About Monetizing Innovation

The authors studied the pricing approaches of hundreds of companies and found that 72% of new products fail to meet their revenue targets. The primary reason is not bad products or bad marketing. It is that pricing was treated as the last step in the product development process instead of the first.

Their prescription is to flip the process. Before you design features, determine what customers will pay for and how much. Then design the product to deliver that value at that price point. This prevents two common failures: building features nobody will pay for (feature shock) and underpricing a product that customers value highly (leaving money on the table).

The book covers several frameworks. Willingness-to-pay research (how to determine what customers will pay before you build). Segmentation by willingness to pay (different customers often value the same product differently, which creates opportunities for tiered pricing). Monetization models (subscription, freemium, usage-based, one-time purchase) and when each is appropriate. Pricing psychology (anchoring, bundling, decoy pricing).

The Porsche Cayenne case study is one of the book’s best examples. When Porsche decided to build an SUV, they started with pricing research, determined the price range customers would accept for a Porsche-branded SUV, and then designed the vehicle to deliver a Porsche experience within that price constraint. The result was one of the most profitable vehicles in the automotive industry.

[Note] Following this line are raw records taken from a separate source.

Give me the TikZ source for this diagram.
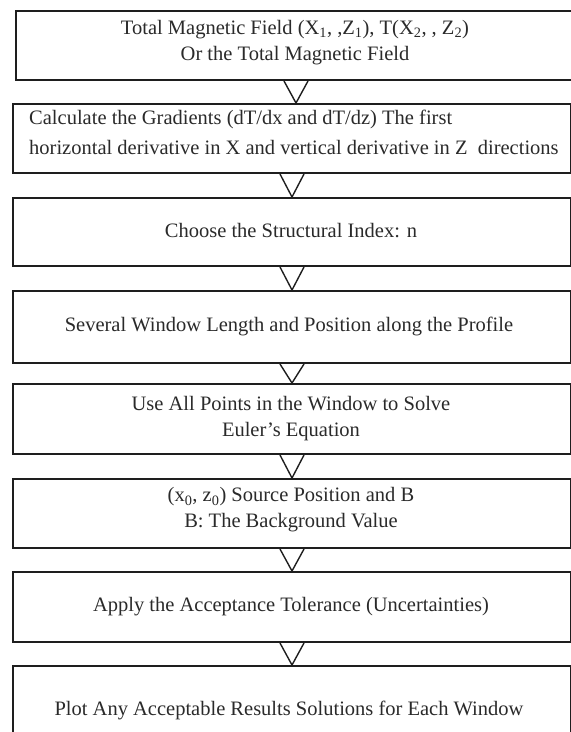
\documentclass[tikz,border=0pt]{standalone}
\usepackage{fontspec}
\setmainfont{Liberation Serif}
\definecolor{boxcol}{HTML}{1E1E1E}
\definecolor{txtcol}{HTML}{2A2A2A}
\begin{document}
\begin{tikzpicture}[x=1pt,y=-1pt,
  box/.style={draw=boxcol, line width=2pt, rectangle, inner sep=0pt, anchor=north west},
  txt/.style={font=\fontsize{20.5}{26}\selectfont, text=txtcol, align=center, inner sep=0pt},
  vee/.style={draw=boxcol, line width=1.4pt, line join=miter}]
\useasboundingbox (0,0) rectangle (571,732);
\clip (0,0) rectangle (571,732);
% boxes
\node[box, minimum width=600pt, minimum height=69pt] (b1) at (15,10) {};
\node[box, minimum width=558pt, minimum height=69pt] (b2) at (12,103) {};
\node[box, minimum width=558pt, minimum height=68pt] (b3) at (12,197) {};
\node[box, minimum width=558pt, minimum height=72pt] (b4) at (12,290) {};
\node[box, minimum width=558pt, minimum height=70pt] (b5) at (12,383) {};
\node[box, minimum width=558pt, minimum height=69pt] (b6) at (12,478) {};
\node[box, minimum width=558pt, minimum height=70pt] (b7) at (12,571) {};
\node[box, minimum width=558pt, minimum height=95pt] (b8) at (12,665) {};
% texts
\node[txt] (t1) at (295,42.5) {Total Magnetic Field (X\textsubscript{1}, ,Z\textsubscript{1}), T(X\textsubscript{2}, , Z\textsubscript{2})\\Or the Total Magnetic Field};
\node[txt, align=left, anchor=west, font=\fontsize{20.5}{30}\selectfont] (t2) at (29,132) {Calculate the Gradients (dT/dx and dT/dz) The first\\horizontal derivative in X and vertical derivative in Z\ \ directions};
\node[txt] (t3) at (291,231) {Choose the Structural Index: n};
\node[txt] (t4) at (289,326) {Several Window Length and Position along the Profile};
\node[txt] (t5) at (291,419) {Use All Points in the Window to Solve\\Euler's Equation};
\node[txt] (t6) at (291,510) {(x\textsubscript{0}, z\textsubscript{0}) Source Position and B\\B: The Background Value};
\node[txt] (t7) at (291,607) {Apply the Acceptance Tolerance (Uncertainties)};
\node[txt] (t8) at (289,710) {Plot Any Acceptable Results Solutions for Each Window};
% connectors (V marks)
\draw[vee] ([xshift=-8pt]b2.north |- b1.south) -- ([xshift=4pt]b2.north) -- ([xshift=16pt]b2.north |- b1.south);
\draw[vee] ([xshift=-12pt]b3.north |- b2.south) -- (b3.north) -- ([xshift=12pt]b3.north |- b2.south);
\draw[vee] ([xshift=-12pt]b4.north |- b3.south) -- (b4.north) -- ([xshift=12pt]b4.north |- b3.south);
\draw[vee] ([xshift=-12pt]b5.north |- b4.south) -- (b5.north) -- ([xshift=12pt]b5.north |- b4.south);
\draw[vee] ([xshift=-12pt]b6.north |- b5.south) -- (b6.north) -- ([xshift=12pt]b6.north |- b5.south);
\draw[vee] ([xshift=-12pt]b7.north |- b6.south) -- (b7.north) -- ([xshift=12pt]b7.north |- b6.south);
\draw[vee] ([xshift=-12pt]b8.north |- b7.south) -- (b8.north) -- ([xshift=12pt]b8.north |- b7.south);
\end{tikzpicture}
\end{document}
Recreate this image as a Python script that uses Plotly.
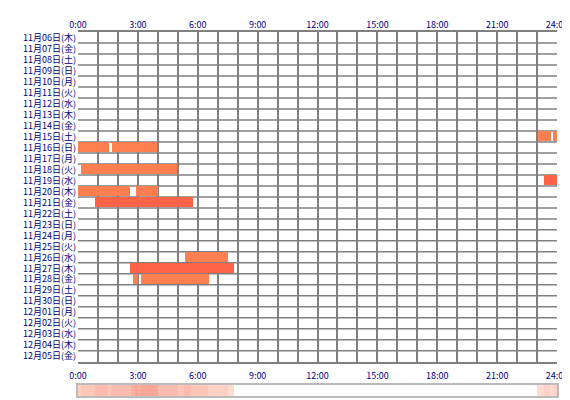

For founders, this book addresses a common blind spot. Many startups build the product they want to build, then scramble to figure out pricing after launch. Ramanujam and Tacke argue that this is backward and expensive. The earlier you involve pricing in product decisions, the more likely you are to build something that generates revenue.

Patrick Campbell has recommended it. At about 250 pages, the book is well-organized and practical. The consulting firm background shows: the frameworks are specific and actionable, backed by client data rather than speculation.